A la entrada de Tepalcatepec (15.000 habitantes), bajo un polvoriento toldo azul de Cervezas Corona, Isauro Birrueta Rodríguez está preparando un caldo de res sobre unas brasas. Acaba de echar maíz y pimientos a la caldera, y la mira con hambre. A la altura del cinturón le asoman la barriga y la Beretta 9 milímetros. Fue ganadero, autodefensa y ahora pertenece a la fuerza rural. Con sus compañeros de puesto, vigila desde un desvencijado sillón de coche, uno de los pocos municipios donde esta nueva policía parece funcionar. En el último año no han tenido ningún enfrentamiento grave. Y a diferencia de otros lugares, se han blindado (al menos, aparentemente) del narco. Pero ninguno está demasiado contento. No tienen dinero para gasolina, ni para gastos de munición, ni siquiera para una muda del uniforme.
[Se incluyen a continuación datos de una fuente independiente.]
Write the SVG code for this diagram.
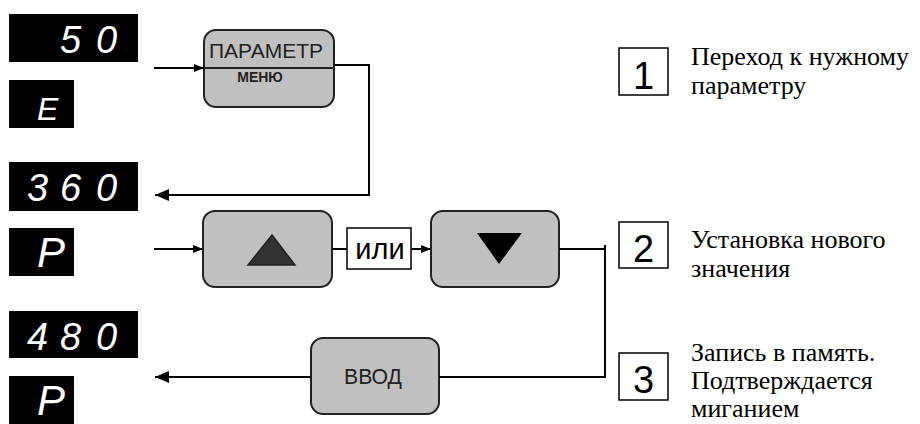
<svg xmlns="http://www.w3.org/2000/svg" width="920" height="424" viewBox="0 0 920 424">
<defs>
<style>
.disp{fill:#000}
.seg{fill:#fff;font-family:"Liberation Sans",Arial,sans-serif;font-style:italic;font-size:38px}
.btn{fill:#c0c0c0;stroke:#222;stroke-width:2}
.ln{fill:none;stroke:#000;stroke-width:2}
.bx{fill:#fff;stroke:#000;stroke-width:1.5}
.num{font-family:"Liberation Sans",Arial,sans-serif;font-size:38px;fill:#000;text-anchor:middle}
.desc{font-family:"Liberation Serif","Times New Roman",serif;font-size:26px;fill:#000}
.lbl{font-family:"Liberation Sans",Arial,sans-serif;fill:#222;text-anchor:middle}
</style>
<marker id="ah" viewBox="0 0 10 10" refX="10" refY="5" markerWidth="10" markerHeight="10" markerUnits="userSpaceOnUse" orient="auto">
<path d="M0,1 L10,5 L0,9 Z" fill="#000"/>
</marker>
<marker id="ahL" viewBox="0 0 14 12" refX="14" refY="6" markerWidth="14" markerHeight="12" markerUnits="userSpaceOnUse" orient="auto">
<path d="M0,0 L14,6 L0,12 Z" fill="#000"/>
</marker>
</defs>
<rect width="920" height="424" fill="#fff"/>

<g id="d50"><rect class="disp" x="9" y="14" width="129" height="48"/><text class="seg" x="60 96" y="53">50</text></g>
<g id="dE"><rect class="disp" x="9" y="80" width="65" height="48"/><text class="seg" x="37" y="120" style="font-size:32px">E</text></g>
<g id="d360"><rect class="disp" x="9" y="162" width="129" height="49"/><text class="seg" x="27 60 96" y="201">360</text></g>
<g id="dP1"><rect class="disp" x="9" y="228" width="65" height="48"/><text class="seg" x="37" y="267" style="font-size:42px">P</text></g>
<g id="d480"><rect class="disp" x="9" y="311" width="129" height="47"/><text class="seg" x="27 60 96" y="350">480</text></g>
<g id="dP2"><rect class="disp" x="9" y="376" width="65" height="48"/><text class="seg" x="37" y="415" style="font-size:42px">P</text></g>

<g id="btnParam">
<rect class="btn" x="204" y="30" width="130" height="77" rx="12"/>
<line x1="204" y1="68" x2="334" y2="68" stroke="#222" stroke-width="2"/>
<text class="lbl" x="266" y="58" style="font-size:21px">ПАРАМЕТР</text>
<text class="lbl" x="260" y="82" style="font-size:14px;font-weight:bold">МЕНЮ</text>
</g>
<g id="btnUp">
<rect class="btn" x="203" y="211" width="129" height="76" rx="12"/>
<polygon points="272,235 295,265 248,265" fill="#333" stroke="#222" stroke-width="1.5"/>
</g>
<g id="ili">
<rect class="bx" x="347" y="228" width="64" height="41"/>
<text class="lbl" x="380" y="259" style="font-size:29px;fill:#000">или</text>
</g>
<g id="btnDown">
<rect class="btn" x="431" y="211" width="128" height="76" rx="12"/>
<polygon points="477,233 522,233 499,264" fill="#000"/>
</g>
<g id="btnEnter">
<rect class="btn" x="311" y="338" width="128" height="76" rx="12"/>
<text class="lbl" x="373" y="384" style="font-size:22px" textLength="58" lengthAdjust="spacingAndGlyphs">ВВОД</text>
</g>

<g id="step1"><rect class="bx" x="619" y="48" width="49" height="47"/><text class="num" x="643.5" y="89">1</text>
<text class="desc" x="691" y="65">Переход к нужному</text><text class="desc" x="691" y="94">параметру</text></g>
<g id="step2"><rect class="bx" x="619" y="222" width="49" height="46"/><text class="num" x="643.5" y="262">2</text>
<text class="desc" x="691" y="248">Установка нового</text><text class="desc" x="691" y="277">значения</text></g>
<g id="step3"><rect class="bx" x="619" y="353" width="49" height="47"/><text class="num" x="643.5" y="393">3</text>
<text class="desc" x="691" y="361">Запись в память.</text><text class="desc" x="691" y="389">Подтверждается</text><text class="desc" x="691" y="417">миганием</text></g>

<g id="connectors">
<line class="ln" x1="154" y1="68" x2="204" y2="68" marker-end="url(#ah)"/>
<polyline class="ln" points="334,65 369,65 369,195 155,195" marker-end="url(#ahL)"/>
<line class="ln" x1="154" y1="249" x2="203" y2="249" marker-end="url(#ah)"/>
<line class="ln" x1="332" y1="249" x2="347" y2="249"/>
<line class="ln" x1="411" y1="249" x2="431" y2="249" marker-end="url(#ah)"/>
<polyline class="ln" points="559,249 605,249"/>
<polyline class="ln" points="605,245 605,377 439,377"/>
<line class="ln" x1="311" y1="377" x2="155" y2="377" marker-end="url(#ahL)"/>
</g>
</svg>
- ¿Y ustedes han matado narcos?
- “Claro que sí”, responde con fuerza un agente rural, para inmediatamente, ante las miradas inquisitivas de sus compañeros, rectificar. “Bueno, no, sólo los he herido…”.
Su evasiva desata una carcajada general. Poco después se sentarán todos a comer, dando la espalda a la carretera de entrada que deben vigilar, ese camino por el que puede llegar en cualquier momento el zarpazo que todos temen en Tierra Caliente. La bestia que dará trabajo, mal pagado, al sepulturero Zamora.